You suffer as a result, I think, from the liberal atheist version of antinomianism.

Either hearsay or heresy. Maybe both…

And this just in…

http://www.philly.com/philly/blogs/cityhall/13-key-points-on-PA-Court-ruling-upholding-Voter-ID-law.html

Pa. drops plans for 2 online initiatives to boost voting

Are these the plans that the judge took “at face value”, because the lawyers for the state said so?

FYI - ACORN has pleaded guilty to election law violations in Las Vegas, voter registration fraud in Washington state, forging signatures on absentee ballots in Troy, N.Y., submitting false voter registration forms in Colorado Springs, Kansas City, MO, King County, WA, and Lake County, IN.

They were just doing their civic doody, I suppose.

Not best. Slightly better. :smiley:

For a man of your years, I am very impressed with how spry you are as you dodge from topic to topic.

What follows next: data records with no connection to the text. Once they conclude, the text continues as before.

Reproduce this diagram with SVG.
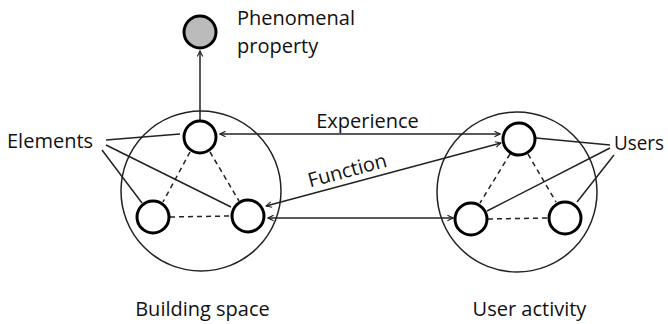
<svg xmlns="http://www.w3.org/2000/svg" width="668" height="324" viewBox="0 0 668 324">
<style>
  .big { fill: none; stroke: #222; stroke-width: 1.5; }
  .node { fill: #fff; stroke: #000; stroke-width: 3; }
  .pnode { fill: #bbb; stroke: #000; stroke-width: 3; }
  .dash { stroke: #222; stroke-width: 1.5; stroke-dasharray: 5 4; fill: none; }
  .line { stroke: #222; stroke-width: 1.5; fill: none; }
  text { font-family: "Open Sans", "Noto Sans", sans-serif; font-size: 20px; fill: #111; }
</style>
<defs>
  <marker id="ah" viewBox="0 0 10 10" refX="9" refY="5" markerWidth="7" markerHeight="7" markerUnits="userSpaceOnUse" orient="auto-start-reverse">
    <path d="M1,1 L9,5 L1,9" fill="none" stroke="#222" stroke-width="1.6"/>
  </marker>
</defs>

<g id="building-space">
  <circle class="big" cx="201" cy="191" r="80"/>
  <text x="202.5" y="316" text-anchor="middle">Building space</text>
</g>
<g id="user-activity">
  <circle class="big" cx="517" cy="192" r="80"/>
  <text x="529.5" y="316" text-anchor="middle">User activity</text>
</g>

<g id="connectors">
  <line class="dash" x1="190" y1="152" x2="163" y2="202"/>
  <line class="dash" x1="210" y1="152" x2="239" y2="201"/>
  <line class="dash" x1="170" y1="217" x2="231" y2="216"/>
  <line class="dash" x1="510" y1="154" x2="480" y2="203"/>
  <line class="dash" x1="528" y1="154" x2="556" y2="202"/>
  <line class="dash" x1="488" y1="219" x2="548" y2="218"/>
  <line class="line" x1="200" y1="120" x2="200" y2="51" marker-end="url(#ah)"/>
  <line class="line" x1="220" y1="134" x2="500" y2="134" marker-start="url(#ah)" marker-end="url(#ah)"/>
  <line class="line" x1="266" y1="206" x2="501" y2="143" marker-start="url(#ah)" marker-end="url(#ah)"/>
  <line class="line" x1="268" y1="218" x2="453" y2="218" marker-start="url(#ah)" marker-end="url(#ah)"/>
  <line class="line" x1="106" y1="140" x2="180" y2="134"/>
  <line class="line" x1="106" y1="145" x2="231" y2="207"/>
  <line class="line" x1="102" y1="150" x2="142" y2="203"/>
  <line class="line" x1="536" y1="138" x2="610" y2="145"/>
  <line class="line" x1="487" y1="211" x2="610" y2="148"/>
  <line class="line" x1="577" y1="202" x2="614" y2="155"/>
  <text x="367.5" y="128" text-anchor="middle">Experience</text>
  <text x="349" y="177" text-anchor="middle" transform="rotate(-15 349 177)">Function</text>
</g>

<g id="phenomenal-property">
  <circle class="pnode" cx="200" cy="32" r="16"/>
  <text x="237" y="25">Phenomenal</text>
  <text x="237" y="53">property</text>
</g>
<g id="elements-label"><text x="7" y="148">Elements</text></g>
<g id="users-label"><text x="614" y="150" textLength="50" lengthAdjust="spacingAndGlyphs">Users</text></g>

<g id="b-top"><circle class="node" cx="200" cy="137" r="16"/></g>
<g id="b-left"><circle class="node" cx="153" cy="217" r="16"/></g>
<g id="b-right"><circle class="node" cx="248" cy="216" r="16"/></g>
<g id="u-top"><circle class="node" cx="519" cy="139" r="16"/></g>
<g id="u-left"><circle class="node" cx="471" cy="219" r="16"/></g>
<g id="u-right"><circle class="node" cx="565" cy="218" r="16"/></g>
</svg>
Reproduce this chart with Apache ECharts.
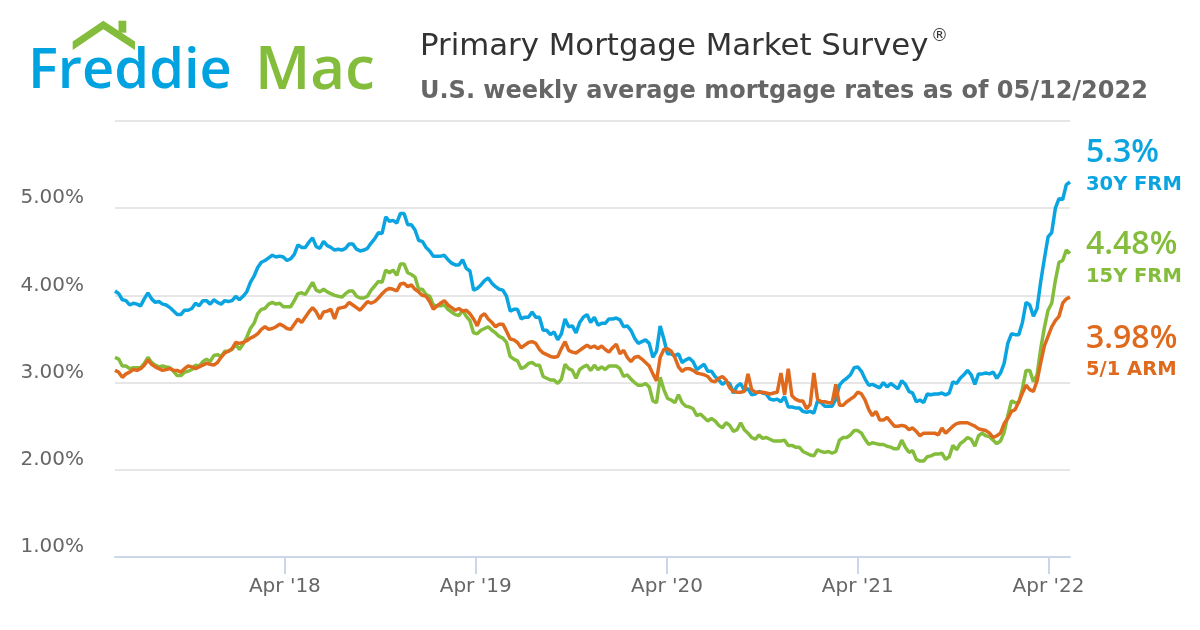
<!DOCTYPE html>
<html>
<head>
<meta charset="utf-8">
<script src="https://cdn.jsdelivr.net/npm/echarts@6/dist/echarts.min.js"></script>
<style>
html,body{margin:0;padding:0;background:#fff;}
#chart{width:1200px;height:630px;}
</style>
</head>
<body>
<div id="chart"></div>
<script>
// Weekly PMMS observations, first week 2017-05-11, last week 2022-05-12
const firstWeek = '2017-05-11';

const rate30 = [
  4.05,4.02,3.95,3.94,3.89,3.91,3.90,3.88,3.96,4.03,3.96,3.92,3.93,3.90,3.89,3.86,3.82,3.78,3.78,3.83,3.83,3.85,3.91,3.88,3.94,3.94,3.90,3.95,3.92,3.90,3.94,3.93,3.94,3.99,
  3.95,3.99,4.04,4.15,4.22,4.32,4.38,4.40,4.43,4.46,4.44,4.45,4.44,4.40,4.42,4.47,4.58,4.55,4.55,4.61,4.66,4.56,4.54,4.62,4.57,4.55,4.52,4.53,4.52,4.54,4.59,4.59,4.53,4.51,4.52,4.54,4.60,4.65,4.72,4.71,4.90,4.85,4.86,4.83,4.94,4.94,4.81,4.81,4.75,4.63,4.62,4.55,
  4.51,4.45,4.45,4.45,4.46,4.41,4.37,4.35,4.35,4.41,4.31,4.28,4.06,4.08,4.12,4.17,4.20,4.14,4.10,4.07,4.06,3.99,3.82,3.84,3.84,3.73,3.75,3.75,3.81,3.75,3.75,3.60,3.60,3.55,3.58,3.49,3.56,3.73,3.64,3.65,3.57,3.69,3.75,3.78,3.69,3.75,3.66,3.68,3.68,3.73,3.73,3.74,
  3.72,3.64,3.65,3.60,3.51,3.45,3.47,3.49,3.45,3.29,3.36,3.65,3.50,3.33,3.33,3.31,3.33,3.23,3.26,3.28,3.24,3.15,3.18,3.21,3.13,3.13,3.07,3.03,2.98,3.01,2.99,2.88,2.96,2.99,2.91,2.93,2.86,2.87,2.90,2.88,2.87,2.81,2.80,2.81,2.78,2.84,2.72,2.72,2.71,2.71,2.67,2.66,2.67,
  2.65,2.79,2.77,2.73,2.73,2.73,2.81,2.97,3.02,3.05,3.09,3.17,3.18,3.13,3.04,2.97,2.98,2.96,2.94,3.00,2.95,2.99,2.96,2.93,3.02,2.98,2.90,2.88,2.78,2.80,2.77,2.87,2.86,2.87,2.87,2.88,2.86,2.88,3.01,2.99,3.05,3.09,3.14,3.09,2.98,3.10,3.10,3.11,3.10,3.12,3.05,3.11,
  3.22,3.45,3.56,3.55,3.55,3.69,3.92,3.89,3.76,3.85,4.16,4.42,4.67,4.72,5.00,5.11,5.10,5.27,5.30
];

const rate15 = [
  3.29,3.27,3.19,3.19,3.16,3.17,3.17,3.17,3.22,3.29,3.23,3.20,3.18,3.19,3.18,3.17,3.13,3.08,3.08,3.12,3.13,3.15,3.20,3.19,3.24,3.27,3.24,3.31,3.32,3.30,3.36,3.36,3.38,3.44,
  3.38,3.44,3.52,3.62,3.68,3.79,3.84,3.85,3.90,3.92,3.90,3.91,3.87,3.87,3.87,3.94,4.02,4.03,4.01,4.08,4.15,4.06,4.04,4.07,4.04,4.02,4.00,3.99,3.98,4.02,4.05,4.05,3.99,3.97,3.97,3.99,4.06,4.11,4.16,4.15,4.29,4.26,4.29,4.23,4.36,4.36,4.26,4.24,4.21,4.07,4.07,4.01,
  3.99,3.89,3.88,3.88,3.89,3.84,3.81,3.78,3.77,3.83,3.76,3.71,3.57,3.56,3.60,3.62,3.64,3.60,3.57,3.53,3.51,3.46,3.30,3.27,3.25,3.16,3.18,3.22,3.23,3.20,3.20,3.07,3.05,3.03,3.03,2.99,3.04,3.21,3.16,3.14,3.05,3.15,3.18,3.20,3.14,3.20,3.15,3.18,3.15,3.19,3.19,3.19,
  3.16,3.07,3.09,3.04,3.00,2.97,2.97,2.99,2.95,2.79,2.77,3.06,2.92,2.82,2.80,2.77,2.86,2.77,2.73,2.72,2.70,2.62,2.64,2.60,2.56,2.59,2.56,2.51,2.48,2.54,2.51,2.44,2.46,2.54,2.46,2.42,2.37,2.35,2.40,2.36,2.37,2.35,2.33,2.33,2.33,2.34,2.28,2.28,2.26,2.26,2.21,2.19,2.17,
  2.16,2.23,2.21,2.20,2.21,2.19,2.21,2.34,2.37,2.37,2.40,2.45,2.45,2.42,2.35,2.29,2.31,2.30,2.29,2.29,2.27,2.26,2.24,2.24,2.34,2.26,2.20,2.22,2.12,2.10,2.10,2.15,2.16,2.18,2.18,2.19,2.12,2.15,2.28,2.23,2.30,2.33,2.37,2.35,2.27,2.39,2.42,2.39,2.38,2.34,2.30,2.33,
  2.43,2.62,2.79,2.77,2.77,2.93,3.14,3.14,3.01,3.09,3.39,3.63,3.83,3.91,4.17,4.38,4.40,4.52,4.48
];

const arm51 = [
  3.14,3.12,3.06,3.10,3.12,3.15,3.14,3.16,3.20,3.26,
  3.21,3.18,3.16,3.14,3.15,3.16,3.14,3.14,3.12,3.16,
  3.19,3.18,3.16,3.18,3.20,3.22,3.21,3.20,3.23,3.29,
  3.34,3.36,3.39,3.46,3.45,3.46,3.48,3.51,3.53,3.56,
  3.61,3.64,3.61,3.62,3.64,3.67,3.65,3.62,3.61,3.67,
  3.73,3.69,3.75,3.81,3.86,3.81,3.73,3.81,3.82,3.84,
  3.73,3.85,3.86,3.87,3.92,
  3.89,3.86,3.83,3.88,3.93,3.91,3.93,3.97,4.02,4.06,
  4.08,4.07,4.05,4.13,4.14,4.10,4.12,4.07,4.04,4.00,
  3.99,3.93,3.84,3.88,3.91,3.94,3.89,3.86,3.83,3.85,
  3.82,3.83,3.79,3.73,3.65,3.76,3.79,3.73,3.69,3.64,
  3.67,3.67,3.59,3.50,3.49,3.46,3.40,3.43,3.46,3.47,
  3.45,3.38,3.34,3.32,3.30,3.29,3.30,3.39,3.47,3.37,
  3.35,3.34,3.37,3.40,
  3.43,3.40,3.42,3.39,3.42,3.38,3.35,3.40,3.44,3.33,
  3.37,3.29,3.24,3.29,3.30,3.27,3.23,3.19,3.10,3.02,
  3.29,3.38,3.39,3.36,3.29,3.18,3.13,3.16,3.16,3.14,
  3.11,3.10,3.09,3.07,3.02,3.01,3.05,3.07,3.03,2.94,
  2.90,2.89,2.89,2.90,3.10,2.92,2.89,2.89,2.89,2.88,
  2.87,2.88,2.89,3.11,2.86,3.16,2.85,2.81,2.79,2.79,
  2.70,2.75,3.11,2.81,2.78,2.78,2.77,2.77,2.98,2.74,
  2.74,2.78,2.81,2.84,2.89,2.87,2.80,2.69,2.62,2.67,
  2.57,2.57,2.60,2.55,2.50,2.50,2.51,2.50,2.46,2.48,
  2.44,2.39,2.42,2.42,2.42,2.42,2.40,2.48,2.42,2.46,
  2.50,2.53,2.54,2.54,2.54,2.52,2.50,2.47,2.46,2.45,
  2.42,2.37,2.39,2.42,2.53,2.59,2.67,2.69,2.78,2.88,
  2.97,2.92,2.90,3.02,3.23,3.42,3.53,3.64,3.71,3.76,
  3.91,3.96,3.98
];

const seriesNames = ['30Y FRM', '15Y FRM', '5/1 ARM'];
const seriesColors = ['#0aa4e0', '#84bc3c', '#df6a1e'];

const tickDates = ['2018-04-01', '2019-04-01', '2020-04-01', '2021-04-01', '2022-04-01'];
const tickLabels = ["Apr '18", "Apr '19", "Apr '20", "Apr '21", "Apr '22"];

const yTicks = [1, 2, 3, 4, 5, 6];

const title = 'Primary Mortgage Market Survey';
const subtitle = 'U.S. weekly average mortgage rates as of 05/12/2022';

// ---- build
const DAY = 86400000;
const t0 = Date.parse(firstWeek + 'T00:00:00Z');
const weekDate = i => t0 + i * 7 * DAY;
const toPairs = arr => arr.map((v, i) => [weekDate(i), v]);
const tickTimes = tickDates.map(d => Date.parse(d + 'T00:00:00Z'));
const lastIdx = rate30.length - 1;

const chart = echarts.init(document.getElementById('chart'), null, {renderer: 'canvas'});

const allSeries = [rate30, rate15, arm51];
const lastVals = allSeries.map(a => a[a.length - 1]);

const legendY = [[153, 185], [245, 277], [339, 370]];
const graphics = [];
// logo roof
graphics.push({
  type: 'polygon', z: 10,
  shape: {points: [[72.7,41.5],[103.3,20.7],[135,41.5],[135,50],[103.3,29.2],[72.7,50]]},
  style: {fill: '#84bc3c'}
});
graphics.push({
  type: 'rect', z: 10,
  shape: {x: 118.5, y: 20.7, width: 7.8, height: 12},
  style: {fill: '#84bc3c'}
});
graphics.push({
  type: 'text', z: 10, x: 28, y: 72,
  style: {text: 'Freddie', fill: '#00a3e0', font: '600 56px "Open Sans"', verticalAlign: 'middle', align: 'left'}
});
graphics.push({
  type: 'text', z: 10, x: 255, y: 72,
  style: {text: 'Mac', fill: '#84bc3c', font: '600 60px "Open Sans"', verticalAlign: 'middle', align: 'left'}
});
// titles
graphics.push({
  type: 'text', z: 10, x: 420, y: 47,
  style: {text: title, fill: '#333333', font: '30.8px "DejaVu Sans"', verticalAlign: 'middle', align: 'left'}
});
graphics.push({
  type: 'text', z: 10, x: 931, y: 37,
  style: {text: '\u00AE', fill: '#333333', font: '17px "DejaVu Sans"', verticalAlign: 'middle', align: 'left'}
});
graphics.push({
  type: 'text', z: 10, x: 420, y: 92,
  style: {text: subtitle, fill: '#666666', font: 'bold 24px "DejaVu Sans"', verticalAlign: 'middle', align: 'left'}
});
// end-value labels
allSeries.forEach((arr, k) => {
  graphics.push({
    type: 'text', z: 10, x: 1086, y: legendY[k][0],
    style: {text: lastVals[k] + '%', fill: seriesColors[k], font: '600 32px "Open Sans"', verticalAlign: 'middle', align: 'left'}
  });
  graphics.push({
    type: 'text', z: 10, x: 1086, y: legendY[k][1],
    style: {text: seriesNames[k], fill: seriesColors[k], font: 'bold 19.5px "DejaVu Sans"', verticalAlign: 'middle', align: 'left'}
  });
});

const option = {
  animation: false,
  backgroundColor: '#ffffff',
  grid: {left: 115, right: 130, top: 121, bottom: 73, containLabel: false},
  xAxis: {
    type: 'value',
    min: weekDate(0),
    max: weekDate(lastIdx),
    axisLine: {show: true, lineStyle: {color: '#ccd6eb', width: 2}},
    axisTick: {show: true, customValues: tickTimes, length: 17, lineStyle: {color: '#ccd6eb', width: 2}},
    axisLabel: {
      customValues: tickTimes,
      formatter: (v) => {
        const k = tickTimes.indexOf(v);
        return k >= 0 ? tickLabels[k] : '';
      },
      fontFamily: 'DejaVu Sans', fontSize: 20, color: '#666666', margin: 20
    },
    splitLine: {show: false},
    z: 5
  },
  yAxis: {
    type: 'value',
    min: yTicks[0], max: yTicks[yTicks.length - 1], interval: 1,
    axisLine: {show: false},
    axisTick: {show: false},
    axisLabel: {
      formatter: v => v.toFixed(2) + '%',
      fontFamily: 'DejaVu Sans', fontSize: 20, color: '#666666',
      margin: 31, verticalAlign: 'bottom', showMaxLabel: false, showMinLabel: true
    },
    splitLine: {show: true, lineStyle: {color: '#e6e6e6', width: 2}}
  },
  graphic: {elements: graphics},
  series: allSeries.map((arr, k) => ({
    name: seriesNames[k],
    type: 'line',
    data: toPairs(arr),
    showSymbol: false,
    symbol: 'none',
    lineStyle: {color: seriesColors[k], width: 3.5},
    itemStyle: {color: seriesColors[k]},
    z: 2 + k
  }))
};
chart.setOption(option);
</script>
</body>
</html>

Good $2 word by the way. Hard to work into everyday conversation. I’m not sure how my strong devotion to a moral code, specifically that cheating and deceiving people is wrong, puts me in with the Antinomians. But I’m no theologist.

Question: Are you aware of what the words voter fraud mean?

Second Question: Are you aware of what crimes they were convicted of?

Third Question: Are you at all embarrassed that you posted what you did without understanding the issues at hand?